*Data supplied*
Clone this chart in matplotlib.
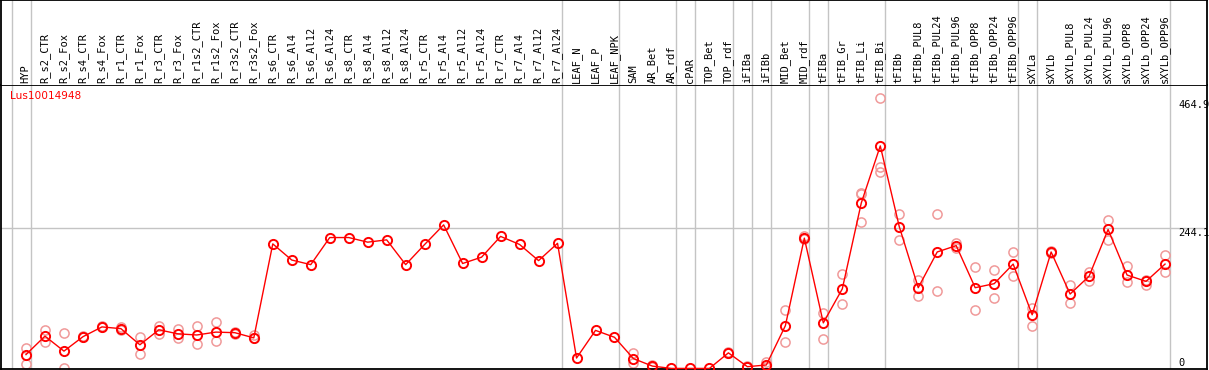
import matplotlib
matplotlib.use("Agg")
import matplotlib.pyplot as plt
import matplotlib.transforms as mtransforms

gene = "Lus10014948"

labels = ["HYP", "R_s2_CTR", "R_s2_Fox", "R_s4_CTR", "R_s4_Fox", "R_r1_CTR", "R_r1_Fox",
          "R_r3_CTR", "R_r3_Fox", "R_r1s2_CTR", "R_r1s2_Fox", "R_r3s2_CTR", "R_r3s2_Fox",
          "R_s6_CTR", "R_s6_Al4", "R_s6_Al12", "R_s6_Al24", "R_s8_CTR", "R_s8_Al4",
          "R_s8_Al12", "R_s8_Al24", "R_r5_CTR", "R_r5_Al4", "R_r5_Al12", "R_r5_Al24",
          "R_r7_CTR", "R_r7_Al4", "R_r7_Al12", "R_r7_Al24", "LEAF_N", "LEAF_P", "LEAF_NPK",
          "SAM", "AR_Bet", "AR_rdf", "cPAR", "TOP_Bet", "TOP_rdf", "iFIBa", "iFIBb",
          "MID_Bet", "MID_rdf", "tFIBa", "tFIB_Gr", "tFIB_Li", "tFIB_Bi", "tFIBb",
          "tFIBb_PUL8", "tFIBb_PUL24", "tFIBb_PUL96", "tFIBb_OPP8", "tFIBb_OPP24",
          "tFIBb_OPP96", "sXYLa", "sXYLb", "sXYLb_PUL8", "sXYLb_PUL24", "sXYLb_PUL96",
          "sXYLb_OPP8", "sXYLb_OPP24", "sXYLb_OPP96"]

means = [24, 56, 30, 55, 72, 69, 41, 67, 60, 58, 63, 62, 53,
         216, 188, 180, 227, 227, 219, 223, 180, 215, 249, 182, 193,
         229, 215, 187, 217, 18, 66, 54,
         17, 4, 0, 0, 0, 27, 3, 6,
         74, 226, 79, 138, 287, 386, 246,
         140, 202, 213, 140, 147, 181,
         93, 202, 129, 160, 241, 162, 151, 181]

replicates = [[36, 8], [66, 46], [62, 0], [57, 54], [73, 71], [71, 67], [55, 25],
              [73, 60], [69, 52], [73, 43], [80, 48], [63, 60], [58, 52],
              [], [], [], [], [], [], [], [], [], [], [], [],
              [], [], [], [], [], [], [],
              [27, 9], [6, 2], [], [], [], [28, 26], [4, 2], [11, 2],
              [102, 46], [230, 224], [96, 51], [164, 112], [305, 303, 254], [469, 349, 340], [268, 223],
              [154, 125], [268, 135], [217, 209], [176, 101], [171, 122], [202, 160],
              [105, 73], [204, 200], [145, 114], [168, 152], [258, 223], [177, 150], [154, 145], [196, 168]]

# group separators sit just after these columns
breaks = [0, 1, 29, 32, 35, 36, 38, 39, 40, 42, 43, 46, 53, 54, 61]

y_ticks = [0, 244.1, 464.9]

W, H = 1209, 370
fig = plt.figure(figsize=(W / 100, H / 100), dpi=100)
fig.patch.set_facecolor("white")

xmin = 1 - 25 / 19
xmax = xmin + 1207 / 19
ymax = 284 / 0.5777

ax = fig.add_axes([1 / W, 1 / H, 1206 / W, 284 / H])
top = fig.add_axes([1 / W, 285 / H, 1206 / W, 85 / H])

grey = "#c4c4c4"
for a in (ax, top):
    a.set_xlim(xmin, xmax)
    a.set_xticks([])
    a.set_yticks([])
    for b in breaks:
        a.axvline(b + 0.25, color=grey, lw=1.0, zorder=1)
    for s in a.spines.values():
        s.set_color("black")
        s.set_linewidth(1.3)

ax.set_ylim(-1, ymax)
top.set_ylim(0, 85)
top.spines["bottom"].set_visible(False)

ax.axhline(244.1, color=grey, lw=1.0, zorder=1)

xs = list(range(1, len(labels) + 1))

mono = "DejaVu Sans Mono"
for x, lab in zip(xs, labels):
    top.text(x - 0.02, 2, lab, rotation=90, ha="center", va="bottom",
             fontsize=7.5, family=mono, color="black")

# replicate points
rx, ry = [], []
for x, vals in zip(xs, replicates):
    for v in vals:
        rx.append(x)
        ry.append(v)
ax.plot(rx, ry, ls="none", marker="o", ms=6.6, mfc="none", mec="#f09a9a",
        mew=1.1, zorder=2, clip_on=False)

ax.plot(xs, means, color="red", lw=1.0, marker="o", ms=6.6, mfc="none",
        mec="red", mew=1.4, zorder=3, clip_on=False)

tr = mtransforms.blended_transform_factory(ax.transAxes, ax.transData)
for t in y_ticks:
    txt = "0" if t == 0 else f"{t:.1f}"
    ax.text(1177 / 1206, t, txt, transform=tr, ha="left",
            va="bottom" if t == 0 else "top", fontsize=7.5, family=mono)

fig.text(10 / W, 1 - 91 / H, gene, color="red", fontsize=7.6,
         family="DejaVu Sans", ha="left", va="top")

fig.savefig("out.png", dpi=100)
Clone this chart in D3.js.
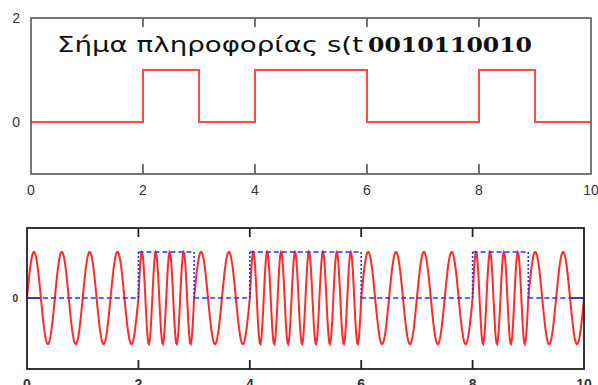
<!DOCTYPE html>
<html>
<head>
<meta charset="utf-8">
<script src="https://cdn.jsdelivr.net/npm/d3@7"></script>
<style>
  html, body { margin: 0; padding: 0; background: #fff; }
  svg { display: block; }
</style>
</head>
<body>
<div id="chart"></div>
<script>
// bit sequence of the information signal, one bit per time unit
const bits = [0, 0, 1, 0, 1, 1, 0, 0, 1, 0];
// carrier frequencies (cycles per time unit) for bit 0 / bit 1
const freqs = [2, 4];
const xTicks = [0, 2, 4, 6, 8, 10];
const topYTicks = [0, 2];
const bottomYTicks = [0];
const titleText = "Σήμα πληροφορίας s(t";
const bitText = bits.join("");

const W = 598, H = 385;
const svg = d3.select("#chart").append("svg")
  .attr("width", W)
  .attr("height", H);

// ---- top panel: information signal ----
const box1 = { left: 31, right: 591, top: 18, bottom: 174 };
const x1 = d3.scaleLinear().domain([0, 10]).range([box1.left, box1.right]);
const y1 = d3.scaleLinear().domain([-1, 2]).range([box1.bottom, box1.top]);

const stepData = bits.map((b, i) => [i, b]).concat([[bits.length, bits[bits.length - 1]]]);

svg.append("path")
  .datum(stepData)
  .attr("fill", "none")
  .attr("stroke", "#ff4a4a")
  .attr("stroke-width", 2)
  .attr("d", d3.line().x(d => x1(d[0])).y(d => y1(d[1])).curve(d3.curveStepAfter));

// frame
svg.append("rect")
  .attr("x", box1.left).attr("y", box1.top)
  .attr("width", box1.right - box1.left).attr("height", box1.bottom - box1.top)
  .attr("fill", "none").attr("stroke", "#555").attr("stroke-width", 1.6);

// inner ticks top and bottom
xTicks.slice(1, -1).forEach(t => {
  svg.append("line").attr("x1", x1(t)).attr("x2", x1(t))
    .attr("y1", box1.top).attr("y2", box1.top + 9)
    .attr("stroke", "#555").attr("stroke-width", 1.6);
  svg.append("line").attr("x1", x1(t)).attr("x2", x1(t))
    .attr("y1", box1.bottom).attr("y2", box1.bottom - 10)
    .attr("stroke", "#555").attr("stroke-width", 1.6);
});

svg.selectAll(".xl1").data(xTicks).enter().append("text")
  .attr("x", d => x1(d)).attr("y", 195)
  .attr("text-anchor", "middle")
  .style("font", "14px 'Liberation Sans', Arial, sans-serif")
  .style("fill", "#333")
  .text(d => d);

svg.selectAll(".yl1").data(topYTicks).enter().append("text")
  .attr("x", 20).attr("y", d => y1(d) + 5)
  .attr("text-anchor", "end")
  .style("font", "14px 'Liberation Sans', Arial, sans-serif")
  .style("fill", "#333")
  .text(d => d);

// title (its closing parenthesis is hidden under the bit string)
svg.append("text")
  .attr("x", 57).attr("y", 51.5)
  .attr("textLength", 306)
  .attr("lengthAdjust", "spacingAndGlyphs")
  .style("font", "21px 'DejaVu Sans', Verdana, sans-serif")
  .style("fill", "#111")
  .text(titleText);

svg.append("text")
  .attr("x", 368).attr("y", 52)
  .attr("textLength", 164)
  .attr("lengthAdjust", "spacingAndGlyphs")
  .style("font", "bold 20px 'DejaVu Serif', serif")
  .style("fill", "#111")
  .text(bitText);

// ---- bottom panel: FSK signal ----
const box2 = { left: 27, right: 584, top: 228, bottom: 369 };
const x2 = d3.scaleLinear().domain([0, 10]).range([box2.left, box2.right]);
const y2 = d3.scaleLinear().domain([-1.54, 1.52]).range([box2.bottom, box2.top]);

const fsk = d3.range(0, 10.0001, 0.01).map(t => {
  const b = bits[Math.min(Math.floor(t), bits.length - 1)];
  return [t, Math.sin(2 * Math.PI * freqs[b] * t)];
});

// y tick at 0 (both sides)
bottomYTicks.forEach(v => {
  svg.append("line").attr("x1", box2.left).attr("x2", box2.left + 15)
    .attr("y1", y2(v)).attr("y2", y2(v)).attr("stroke", "#111").attr("stroke-width", 1.5);
  svg.append("line").attr("x1", box2.right - 15).attr("x2", box2.right)
    .attr("y1", y2(v)).attr("y2", y2(v)).attr("stroke", "#111").attr("stroke-width", 1.5);
});

svg.append("path")
  .datum(fsk)
  .attr("fill", "none")
  .attr("stroke", "#ff2a2a")
  .attr("stroke-width", 2)
  .attr("d", d3.line().x(d => x2(d[0])).y(d => y2(d[1])));

// bit signal: dashed horizontals, dotted verticals
bits.forEach((b, i) => {
  svg.append("line")
    .attr("x1", x2(i)).attr("x2", x2(i + 1))
    .attr("y1", y2(b)).attr("y2", y2(b))
    .attr("stroke", "#2233ff").attr("stroke-width", 1.4)
    .attr("stroke-dasharray", "5,3");
  if (i > 0 && bits[i - 1] !== b) {
    svg.append("line")
      .attr("x1", x2(i)).attr("x2", x2(i))
      .attr("y1", y2(bits[i - 1])).attr("y2", y2(b))
      .attr("stroke", "#2233ff").attr("stroke-width", 1.6)
      .attr("stroke-dasharray", "2,2");
  }
});

svg.append("rect")
  .attr("x", box2.left).attr("y", box2.top)
  .attr("width", box2.right - box2.left).attr("height", box2.bottom - box2.top)
  .attr("fill", "none").attr("stroke", "#222").attr("stroke-width", 1.8);

xTicks.slice(1, -1).forEach(t => {
  svg.append("line").attr("x1", x2(t)).attr("x2", x2(t))
    .attr("y1", box2.top).attr("y2", box2.top + 9)
    .attr("stroke", "#222").attr("stroke-width", 1.8);
  svg.append("line").attr("x1", x2(t)).attr("x2", x2(t))
    .attr("y1", box2.bottom).attr("y2", box2.bottom - 9)
    .attr("stroke", "#222").attr("stroke-width", 1.8);
});

// bottom tick labels are cut by the lower edge, as in the reference
svg.selectAll(".xl2").data(xTicks).enter().append("text")
  .attr("x", d => x2(d)).attr("y", 389)
  .attr("text-anchor", "middle")
  .style("font", "bold 14px 'Liberation Sans', Arial, sans-serif")
  .style("fill", "#333")
  .text(d => d);

svg.selectAll(".yl2").data(bottomYTicks).enter().append("text")
  .attr("x", 18).attr("y", d => y2(d) + 4)
  .attr("text-anchor", "end")
  .style("font", "bold 10px 'Liberation Sans', Arial, sans-serif")
  .style("fill", "#333")
  .text(d => d);
</script>
</body>
</html>
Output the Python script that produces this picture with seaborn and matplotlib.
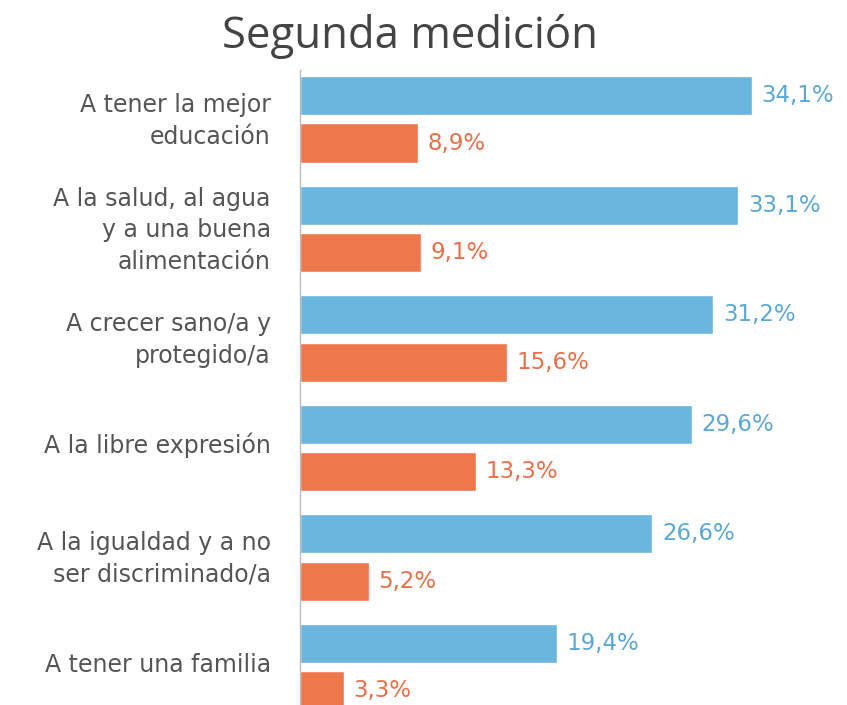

*What you should do*
Count how many lines above include the word "Clone" and answer with that figure only.

*Exercise answer*
2